The line containing "392, 419, 447];" marks the end: extract everything from the first line of the data through that line, exactly, with no pictures.

SOURCE MATERIAL:
::::::::::
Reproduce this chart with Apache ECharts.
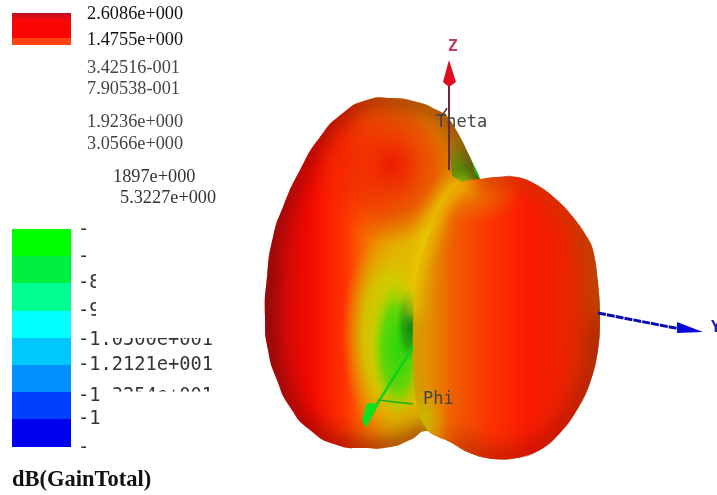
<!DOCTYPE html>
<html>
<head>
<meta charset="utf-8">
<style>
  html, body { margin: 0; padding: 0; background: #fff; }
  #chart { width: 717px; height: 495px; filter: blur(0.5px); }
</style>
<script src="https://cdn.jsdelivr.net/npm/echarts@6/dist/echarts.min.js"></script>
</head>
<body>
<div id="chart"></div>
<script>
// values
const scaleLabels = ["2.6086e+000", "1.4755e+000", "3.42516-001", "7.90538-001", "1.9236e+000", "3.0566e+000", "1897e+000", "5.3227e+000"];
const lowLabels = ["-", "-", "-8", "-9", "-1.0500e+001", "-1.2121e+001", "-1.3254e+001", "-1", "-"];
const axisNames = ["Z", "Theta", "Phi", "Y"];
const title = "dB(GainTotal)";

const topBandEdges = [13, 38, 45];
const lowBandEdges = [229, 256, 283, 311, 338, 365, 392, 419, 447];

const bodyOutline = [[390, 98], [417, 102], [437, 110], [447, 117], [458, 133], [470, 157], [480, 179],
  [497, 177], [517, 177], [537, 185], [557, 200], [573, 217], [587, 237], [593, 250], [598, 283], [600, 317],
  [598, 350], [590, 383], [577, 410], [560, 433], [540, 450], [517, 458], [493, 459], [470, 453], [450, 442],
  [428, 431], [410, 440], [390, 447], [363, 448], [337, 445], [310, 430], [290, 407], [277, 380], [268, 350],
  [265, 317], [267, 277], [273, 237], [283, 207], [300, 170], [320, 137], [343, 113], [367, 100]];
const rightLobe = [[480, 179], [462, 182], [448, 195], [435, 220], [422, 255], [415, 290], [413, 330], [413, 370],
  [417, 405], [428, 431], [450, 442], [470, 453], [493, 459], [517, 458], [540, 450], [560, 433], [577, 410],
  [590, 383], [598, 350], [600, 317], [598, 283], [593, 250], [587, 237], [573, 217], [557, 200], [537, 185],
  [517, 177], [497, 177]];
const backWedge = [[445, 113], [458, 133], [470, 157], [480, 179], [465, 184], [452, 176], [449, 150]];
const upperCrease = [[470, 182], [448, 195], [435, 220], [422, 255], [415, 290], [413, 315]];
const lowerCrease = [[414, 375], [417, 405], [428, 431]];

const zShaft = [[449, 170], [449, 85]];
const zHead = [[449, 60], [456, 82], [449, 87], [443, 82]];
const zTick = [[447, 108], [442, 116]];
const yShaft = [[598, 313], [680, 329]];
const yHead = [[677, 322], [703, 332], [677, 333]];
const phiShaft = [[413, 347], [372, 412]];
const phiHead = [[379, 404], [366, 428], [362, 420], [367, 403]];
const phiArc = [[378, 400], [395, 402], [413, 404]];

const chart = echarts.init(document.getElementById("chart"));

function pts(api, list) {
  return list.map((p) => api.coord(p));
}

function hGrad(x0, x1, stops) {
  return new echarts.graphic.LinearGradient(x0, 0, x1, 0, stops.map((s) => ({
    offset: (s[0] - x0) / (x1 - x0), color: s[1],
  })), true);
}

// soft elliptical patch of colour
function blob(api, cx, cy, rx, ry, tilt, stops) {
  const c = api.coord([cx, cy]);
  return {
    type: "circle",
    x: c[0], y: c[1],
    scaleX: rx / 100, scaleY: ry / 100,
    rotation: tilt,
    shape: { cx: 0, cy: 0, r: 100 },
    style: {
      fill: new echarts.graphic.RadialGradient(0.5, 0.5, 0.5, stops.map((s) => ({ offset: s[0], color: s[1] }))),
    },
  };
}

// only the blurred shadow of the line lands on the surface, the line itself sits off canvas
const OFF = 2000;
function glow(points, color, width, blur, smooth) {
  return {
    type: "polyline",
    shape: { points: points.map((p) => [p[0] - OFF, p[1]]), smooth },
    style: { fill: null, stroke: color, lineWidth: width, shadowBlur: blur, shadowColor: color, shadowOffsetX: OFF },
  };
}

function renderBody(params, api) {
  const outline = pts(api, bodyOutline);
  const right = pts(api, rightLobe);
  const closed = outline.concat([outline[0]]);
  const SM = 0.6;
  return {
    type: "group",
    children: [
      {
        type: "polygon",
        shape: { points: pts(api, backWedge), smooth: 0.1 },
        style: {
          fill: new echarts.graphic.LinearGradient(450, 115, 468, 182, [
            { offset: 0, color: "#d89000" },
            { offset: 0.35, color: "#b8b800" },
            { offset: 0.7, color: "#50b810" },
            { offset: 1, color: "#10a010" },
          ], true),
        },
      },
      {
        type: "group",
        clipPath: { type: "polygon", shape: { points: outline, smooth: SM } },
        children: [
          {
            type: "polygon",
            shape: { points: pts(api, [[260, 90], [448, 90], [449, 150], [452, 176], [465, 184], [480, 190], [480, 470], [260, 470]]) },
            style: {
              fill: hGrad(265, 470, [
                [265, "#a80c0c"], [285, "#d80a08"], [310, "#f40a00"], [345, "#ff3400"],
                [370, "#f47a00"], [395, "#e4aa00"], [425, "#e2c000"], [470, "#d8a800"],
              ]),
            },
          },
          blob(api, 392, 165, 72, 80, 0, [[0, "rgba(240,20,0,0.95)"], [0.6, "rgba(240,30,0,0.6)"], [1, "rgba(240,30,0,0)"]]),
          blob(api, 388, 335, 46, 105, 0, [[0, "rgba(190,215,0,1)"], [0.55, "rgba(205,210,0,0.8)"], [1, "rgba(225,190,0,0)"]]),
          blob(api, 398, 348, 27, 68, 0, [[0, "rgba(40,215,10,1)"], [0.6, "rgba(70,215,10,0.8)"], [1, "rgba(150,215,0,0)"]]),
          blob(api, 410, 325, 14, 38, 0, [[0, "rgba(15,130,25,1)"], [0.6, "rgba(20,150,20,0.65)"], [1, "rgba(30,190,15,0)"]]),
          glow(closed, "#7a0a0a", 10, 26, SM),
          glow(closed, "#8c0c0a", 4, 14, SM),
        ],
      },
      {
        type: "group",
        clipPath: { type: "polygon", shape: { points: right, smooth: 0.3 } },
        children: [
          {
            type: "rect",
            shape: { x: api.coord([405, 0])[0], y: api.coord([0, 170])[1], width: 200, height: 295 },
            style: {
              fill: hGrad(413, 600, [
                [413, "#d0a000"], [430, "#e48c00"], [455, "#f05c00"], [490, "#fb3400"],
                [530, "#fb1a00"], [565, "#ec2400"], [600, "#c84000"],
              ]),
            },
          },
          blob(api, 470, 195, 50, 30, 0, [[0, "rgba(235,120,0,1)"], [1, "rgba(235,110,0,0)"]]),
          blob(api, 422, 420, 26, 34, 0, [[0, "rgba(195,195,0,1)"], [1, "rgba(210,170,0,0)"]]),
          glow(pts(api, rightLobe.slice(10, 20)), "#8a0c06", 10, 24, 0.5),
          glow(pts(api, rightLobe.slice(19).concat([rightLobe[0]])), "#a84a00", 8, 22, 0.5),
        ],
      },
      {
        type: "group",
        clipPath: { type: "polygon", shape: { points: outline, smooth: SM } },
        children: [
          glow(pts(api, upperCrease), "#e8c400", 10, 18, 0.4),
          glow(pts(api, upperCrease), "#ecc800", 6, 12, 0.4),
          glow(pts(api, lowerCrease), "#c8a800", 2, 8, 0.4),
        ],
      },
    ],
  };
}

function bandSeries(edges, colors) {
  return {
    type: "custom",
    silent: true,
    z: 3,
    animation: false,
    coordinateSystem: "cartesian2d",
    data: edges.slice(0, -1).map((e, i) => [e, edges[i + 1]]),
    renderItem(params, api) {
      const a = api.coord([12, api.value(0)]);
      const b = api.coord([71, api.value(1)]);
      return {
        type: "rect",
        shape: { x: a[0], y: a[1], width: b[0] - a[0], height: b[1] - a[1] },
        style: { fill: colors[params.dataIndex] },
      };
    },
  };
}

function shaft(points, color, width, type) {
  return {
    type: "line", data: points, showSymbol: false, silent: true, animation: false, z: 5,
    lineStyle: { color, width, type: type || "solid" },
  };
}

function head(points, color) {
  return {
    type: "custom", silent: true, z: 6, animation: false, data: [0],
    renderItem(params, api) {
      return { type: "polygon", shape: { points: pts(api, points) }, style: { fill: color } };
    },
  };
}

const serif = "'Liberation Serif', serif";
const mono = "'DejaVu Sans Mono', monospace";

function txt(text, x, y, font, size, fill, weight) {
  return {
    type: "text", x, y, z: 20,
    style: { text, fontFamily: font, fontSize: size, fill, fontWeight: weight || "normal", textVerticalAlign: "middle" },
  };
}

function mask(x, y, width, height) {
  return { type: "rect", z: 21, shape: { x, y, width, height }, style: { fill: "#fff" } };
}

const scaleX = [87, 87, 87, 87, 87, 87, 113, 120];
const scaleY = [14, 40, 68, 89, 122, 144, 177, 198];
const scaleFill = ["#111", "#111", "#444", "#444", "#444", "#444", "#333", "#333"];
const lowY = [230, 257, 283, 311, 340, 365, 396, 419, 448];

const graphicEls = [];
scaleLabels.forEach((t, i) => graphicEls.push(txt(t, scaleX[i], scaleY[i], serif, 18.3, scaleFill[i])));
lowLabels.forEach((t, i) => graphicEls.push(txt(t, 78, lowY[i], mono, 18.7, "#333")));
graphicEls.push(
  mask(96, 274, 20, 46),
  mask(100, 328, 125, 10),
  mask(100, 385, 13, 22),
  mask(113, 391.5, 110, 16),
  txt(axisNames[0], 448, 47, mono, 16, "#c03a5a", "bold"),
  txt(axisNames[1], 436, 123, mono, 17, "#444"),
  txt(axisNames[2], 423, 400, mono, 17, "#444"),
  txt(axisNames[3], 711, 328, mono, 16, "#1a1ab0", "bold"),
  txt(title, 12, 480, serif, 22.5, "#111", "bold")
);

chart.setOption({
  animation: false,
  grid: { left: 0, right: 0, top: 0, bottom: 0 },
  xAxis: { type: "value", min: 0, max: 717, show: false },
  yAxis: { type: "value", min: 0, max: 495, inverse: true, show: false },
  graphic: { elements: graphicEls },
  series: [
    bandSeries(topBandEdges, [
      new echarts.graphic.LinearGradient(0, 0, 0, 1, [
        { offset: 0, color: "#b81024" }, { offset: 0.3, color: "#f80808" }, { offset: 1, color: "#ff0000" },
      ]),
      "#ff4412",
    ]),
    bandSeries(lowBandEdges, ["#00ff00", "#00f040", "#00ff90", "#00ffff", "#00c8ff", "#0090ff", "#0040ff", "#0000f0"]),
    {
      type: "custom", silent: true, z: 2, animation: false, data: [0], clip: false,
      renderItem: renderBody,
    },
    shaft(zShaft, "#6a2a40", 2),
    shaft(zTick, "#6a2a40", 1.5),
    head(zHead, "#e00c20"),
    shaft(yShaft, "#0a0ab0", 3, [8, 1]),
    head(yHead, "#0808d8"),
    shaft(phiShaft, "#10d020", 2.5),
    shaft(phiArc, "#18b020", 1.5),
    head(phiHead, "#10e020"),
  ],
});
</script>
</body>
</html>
::::::::::
ANSWER TO THIS EXERCISE:
Reproduce this chart with Apache ECharts.
<!DOCTYPE html>
<html>
<head>
<meta charset="utf-8">
<style>
  html, body { margin: 0; padding: 0; background: #fff; }
  #chart { width: 717px; height: 495px; filter: blur(0.5px); }
</style>
<script src="https://cdn.jsdelivr.net/npm/echarts@6/dist/echarts.min.js"></script>
</head>
<body>
<div id="chart"></div>
<script>
// values
const scaleLabels = ["2.6086e+000", "1.4755e+000", "3.42516-001", "7.90538-001", "1.9236e+000", "3.0566e+000", "1897e+000", "5.3227e+000"];
const lowLabels = ["-", "-", "-8", "-9", "-1.0500e+001", "-1.2121e+001", "-1.3254e+001", "-1", "-"];
const axisNames = ["Z", "Theta", "Phi", "Y"];
const title = "dB(GainTotal)";

const topBandEdges = [13, 38, 45];
const lowBandEdges = [229, 256, 283, 311, 338, 365, 392, 419, 447];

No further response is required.